■ **DO THIS**: Write out the records below from the first line through the line containing "0.218, 0.214, 0.212]", leaving out any pictures.
--- begin LISTED RECORDS ---
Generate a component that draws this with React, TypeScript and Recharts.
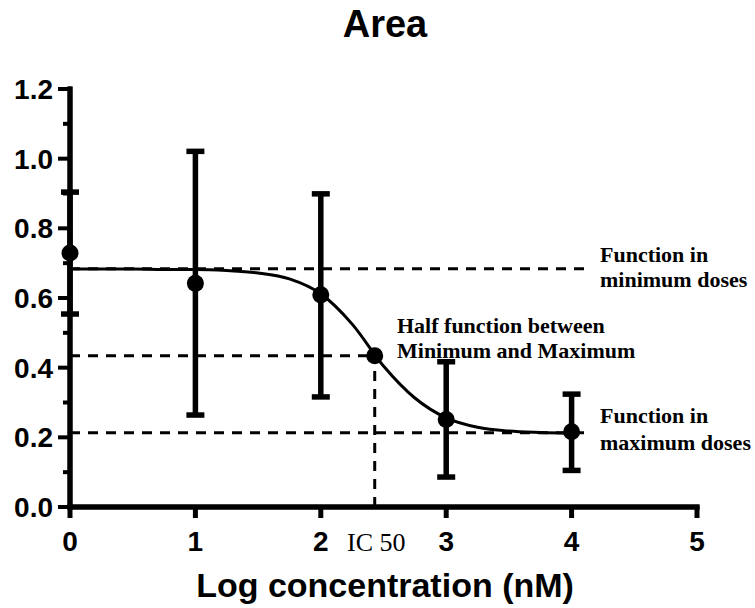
import React from 'react'
import {
  ComposedChart,
  XAxis,
  YAxis,
  Line,
  Scatter,
  ErrorBar,
  ReferenceLine
} from 'recharts'

// measured doses (log nM) with mean and error range
const doses = [0, 1, 2, 3, 4]
const meanArea = [0.729, 0.642, 0.609, 0.251, 0.216]
const lowArea = [0.554, 0.264, 0.316, 0.086, 0.105]
const highArea = [0.904, 1.021, 0.899, 0.417, 0.324]

// fitted dose-response curve
const fitX = [0, 0.25, 0.5, 0.75, 1, 1.25, 1.5, 1.75, 2, 2.25, 2.5, 2.75, 3, 3.25, 3.5, 3.75, 4]
const fitY = [0.683, 0.683, 0.683, 0.682, 0.682, 0.679, 0.672, 0.655, 0.612, 0.525, 0.405, 0.313, 0.256, 0.229, 0.218, 0.214, 0.212]

// guide values
const ic50X = 2.43
const ic50Y = 0.434
const topPlateau = 0.684
const bottomPlateau = 0.213
const guideEnd = 4.1

const xTicks = [0, 1, 2, 3, 4, 5]
const yTicks = [0, 0.1, 0.2, 0.3, 0.4, 0.5, 0.6, 0.7, 0.8, 0.9, 1.0, 1.1, 1.2]

const SANS = '"Liberation Sans", Arial, sans-serif'
const SERIF = '"Liberation Serif", "Times New Roman", serif'

const points = doses.map((x, i) => ({
  x,
  y: meanArea[i],
  err: [meanArea[i] - lowArea[i], highArea[i] - meanArea[i]]
}))
const fit = fitX.map((x, i) => ({ x, y: fitY[i] }))
const ic50Point = [{ x: ic50X, y: ic50Y }]

const dash = '10 8'

const YTick = ({ x, y, payload }: any) => {
  const v = payload.value
  const major = Math.round(v * 10) % 2 === 0
  return (
    <g>
      <line x1={x - (major ? 12 : 7)} x2={x} y1={y} y2={y} stroke="#000" strokeWidth={4} />
      {major && (
        <text
          x={x - 17}
          y={y}
          dy="0.36em"
          textAnchor="end"
          fontFamily={SANS}
          fontWeight={700}
          fontSize={28}
          fill="#000"
        >
          {v.toFixed(1)}
        </text>
      )}
    </g>
  )
}

const XTick = ({ x, y, payload }: any) => (
  <g>
    <line x1={x} x2={x} y1={y} y2={y + 11} stroke="#000" strokeWidth={5} />
    <text
      x={x}
      y={y + 44}
      textAnchor="middle"
      fontFamily={SANS}
      fontWeight={700}
      fontSize={28}
      fill="#000"
    >
      {payload.value}
    </text>
  </g>
)

const Dot = (p: any) => <circle cx={p.cx} cy={p.cy} r={8.5} fill="#000" />

export default function App() {
  return (
    <div style={{ position: 'relative', width: 755, height: 608, background: '#fff' }}>
      <style>{`body{margin:0}`}</style>
      <ComposedChart
        width={755}
        height={608}
        margin={{ top: 89, right: 58, bottom: 0, left: 0 }}
      >
        <XAxis
          type="number"
          dataKey="x"
          domain={[0, 5]}
          ticks={xTicks}
          tickSize={0}
          tickMargin={0}
          height={101}
          tick={<XTick />}
          tickLine={false}
          axisLine={{ stroke: '#000', strokeWidth: 5, strokeLinecap: 'square' }}
        />
        <YAxis
          type="number"
          dataKey="y"
          domain={[0, 1.2]}
          ticks={yTicks}
          interval={0}
          tickSize={0}
          tickMargin={0}
          width={70}
          tick={<YTick />}
          tickLine={false}
          axisLine={{ stroke: '#000', strokeWidth: 5, strokeLinecap: 'square' }}
        />

        {/* heavy axis lines, Prism style */}
        <ReferenceLine x={0} stroke="#000" strokeWidth={5} strokeLinecap="square" />
        <ReferenceLine y={0} stroke="#000" strokeWidth={5} strokeLinecap="square" />

        <ReferenceLine
          segment={[{ x: 0, y: topPlateau }, { x: guideEnd, y: topPlateau }]}
          stroke="#000"
          strokeWidth={3}
          strokeDasharray={dash}
        />
        <ReferenceLine
          segment={[{ x: 0, y: ic50Y }, { x: ic50X, y: ic50Y }]}
          stroke="#000"
          strokeWidth={3}
          strokeDasharray={dash}
        />
        <ReferenceLine
          segment={[{ x: ic50X, y: 0 }, { x: ic50X, y: ic50Y }]}
          stroke="#000"
          strokeWidth={3}
          strokeDasharray={dash}
        />
        <ReferenceLine
          segment={[{ x: 0, y: bottomPlateau }, { x: guideEnd, y: bottomPlateau }]}
          stroke="#000"
          strokeWidth={3}
          strokeDasharray={dash}
        />

        <Line
          data={fit}
          dataKey="y"
          type="monotone"
          stroke="#000"
          strokeWidth={3}
          dot={false}
          activeDot={false}
          isAnimationActive={false}
        />
        <Scatter data={points} dataKey="y" shape={<Dot />} isAnimationActive={false}>
          <ErrorBar
            dataKey="err"
            direction="y"
            width={9}
            strokeWidth={5.5}
            stroke="#000"
            isAnimationActive={false}
          />
        </Scatter>
        <Scatter data={ic50Point} dataKey="y" shape={<Dot />} isAnimationActive={false} />
      </ComposedChart>

      <svg
        width={755}
        height={608}
        style={{ position: 'absolute', left: 0, top: 0, pointerEvents: 'none' }}
      >
        <text x={385} y={37} textAnchor="middle" fontFamily={SANS} fontWeight={700} fontSize={38}>
          Area
        </text>
        <text x={385} y={597} textAnchor="middle" fontFamily={SANS} fontWeight={700} fontSize={34}>
          Log concentration (nM)
        </text>
        <text x={347} y={551} fontFamily={SERIF} fontSize={26}>
          IC 50
        </text>
        <g fontFamily={SERIF} fontWeight={700} fontSize={22}>
          <text x={600} y={262}>Function in</text>
          <text x={600} y={287}>minimum doses</text>
          <text x={397} y={333}>Half function between</text>
          <text x={397} y={358}>Minimum and Maximum</text>
          <text x={600} y={423}>Function in</text>
          <text x={600} y={450}>maximum doses</text>
        </g>
      </svg>
    </div>
  )
}
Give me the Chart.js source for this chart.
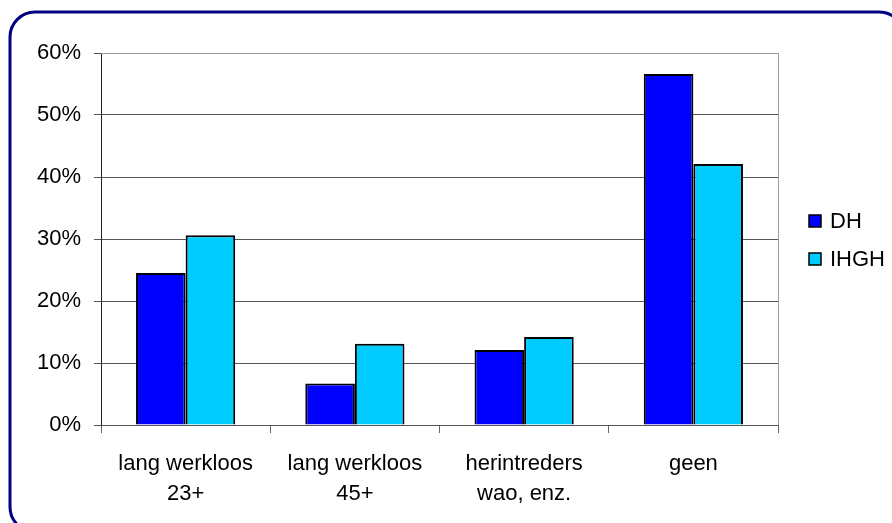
<!DOCTYPE html>
<html>
<head>
<meta charset="utf-8">
<title>Doelgroepen DH / IHGH</title>
<script src="https://cdn.jsdelivr.net/npm/chart.js@4/dist/chart.umd.min.js"></script>
<style>
  body { margin: 0; background: #fff; }
  #wrap { width: 892px; height: 523px; position: relative; }
</style>
</head>
<body>
<div id="wrap"><canvas id="barChart"></canvas></div>
<script>
// Categories (two-line labels) and percentages per group
var categories = [
  ['lang werkloos', '23+'],
  ['lang werkloos', '45+'],
  ['herintreders', 'wao, enz.'],
  ['geen']
];
var dhValues = [24.5, 6.7, 12.1, 56.6];
var ihghValues = [30.6, 13.1, 14.2, 42.1];
var seriesNames = ['DH', 'IHGH'];
var seriesColors = ['#0000ff', '#00ccff'];
var yTicks = [0, 10, 20, 30, 40, 50, 60];

var FONT = 'Arial, "Liberation Sans", sans-serif';

// Rounded navy frame, plot border and the legend on the right
var framePlugin = {
  id: 'frame',
  beforeDraw: function(chart) {
    var ctx = chart.ctx;
    ctx.save();
    ctx.fillStyle = '#fff';
    ctx.fillRect(0, 0, chart.width, chart.height);
    ctx.beginPath();
    ctx.roundRect(10, 12, 894, 520, 25);
    ctx.lineWidth = 3;
    ctx.strokeStyle = '#000080';
    ctx.stroke();
    ctx.restore();
  },
  beforeDatasetsDraw: function(chart) {
    var a = chart.chartArea;
    var ctx = chart.ctx;
    ctx.save();
    ctx.strokeStyle = '#999';
    ctx.lineWidth = 1;
    ctx.beginPath();
    ctx.moveTo(a.left, a.top + 0.5);
    ctx.lineTo(a.right + 0.5, a.top + 0.5);
    ctx.lineTo(a.right + 0.5, a.bottom);
    ctx.stroke();
    ctx.restore();
  },
  afterDraw: function(chart) {
    var ctx = chart.ctx;
    ctx.save();
    ctx.font = '22px ' + FONT;
    ctx.textBaseline = 'middle';
    chart.data.datasets.forEach(function(ds, i) {
      var y = 221 + i * 38;
      ctx.fillStyle = ds.backgroundColor;
      ctx.fillRect(809, y - 6, 12, 12);
      ctx.strokeStyle = '#000';
      ctx.lineWidth = 1.5;
      ctx.strokeRect(809, y - 6, 12, 12);
      ctx.fillStyle = '#000';
      ctx.fillText(ds.label, 830, y + 1);
    });
    ctx.restore();
  }
};

var ctx = document.getElementById('barChart').getContext('2d');
var barChart = new Chart(ctx, {
  type: 'bar',
  data: {
    labels: categories,
    datasets: [
      {
        label: seriesNames[0],
        data: dhValues,
        backgroundColor: seriesColors[0],
        borderColor: '#000',
        borderWidth: 2
      },
      {
        label: seriesNames[1],
        data: ihghValues,
        backgroundColor: seriesColors[1],
        borderColor: '#000',
        borderWidth: 2
      }
    ]
  },
  options: {
    responsive: true,
    maintainAspectRatio: false,
    animation: false,
    events: [],
    layout: { padding: { top: 53, right: 114, left: 0, bottom: 0 } },
    datasets: {
      bar: { categoryPercentage: 0.586, barPercentage: 1 }
    },
    plugins: {
      legend: { display: false },
      tooltip: { enabled: false }
    },
    scales: {
      x: {
        offset: true,
        grid: {
          offset: true,
          drawOnChartArea: false,
          drawTicks: true,
          tickLength: 8,
          color: '#666'
        },
        border: { color: '#555', width: 1 },
        ticks: {
          color: '#000',
          padding: 16,
          maxRotation: 0,
          autoSkip: false,
          font: { family: FONT, size: 22, lineHeight: 1.36 }
        },
        afterFit: function(scale) { scale.height = 98; }
      },
      y: {
        min: 0,
        max: 60,
        afterBuildTicks: function(scale) {
          scale.ticks = yTicks.map(function(v) { return { value: v }; });
        },
        grid: {
          color: '#555',
          tickLength: 7
        },
        border: { color: '#222', width: 1 },
        ticks: {
          color: '#000',
          padding: 13,
          font: { family: FONT, size: 22 },
          callback: function(v) { return v + '%'; }
        },
        afterFit: function(scale) { scale.width = 101; }
      }
    }
  },
  plugins: [framePlugin]
});
</script>
</body>
</html>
--- end LISTED RECORDS ---
■ **IN RESPONSE**:
Generate a component that draws this with React, TypeScript and Recharts.
import React from 'react'
import {
  ComposedChart,
  XAxis,
  YAxis,
  Line,
  Scatter,
  ErrorBar,
  ReferenceLine
} from 'recharts'

// measured doses (log nM) with mean and error range
const doses = [0, 1, 2, 3, 4]
const meanArea = [0.729, 0.642, 0.609, 0.251, 0.216]
const lowArea = [0.554, 0.264, 0.316, 0.086, 0.105]
const highArea = [0.904, 1.021, 0.899, 0.417, 0.324]

// fitted dose-response curve
const fitX = [0, 0.25, 0.5, 0.75, 1, 1.25, 1.5, 1.75, 2, 2.25, 2.5, 2.75, 3, 3.25, 3.5, 3.75, 4]
const fitY = [0.683, 0.683, 0.683, 0.682, 0.682, 0.679, 0.672, 0.655, 0.612, 0.525, 0.405, 0.313, 0.256, 0.229, 0.218, 0.214, 0.212]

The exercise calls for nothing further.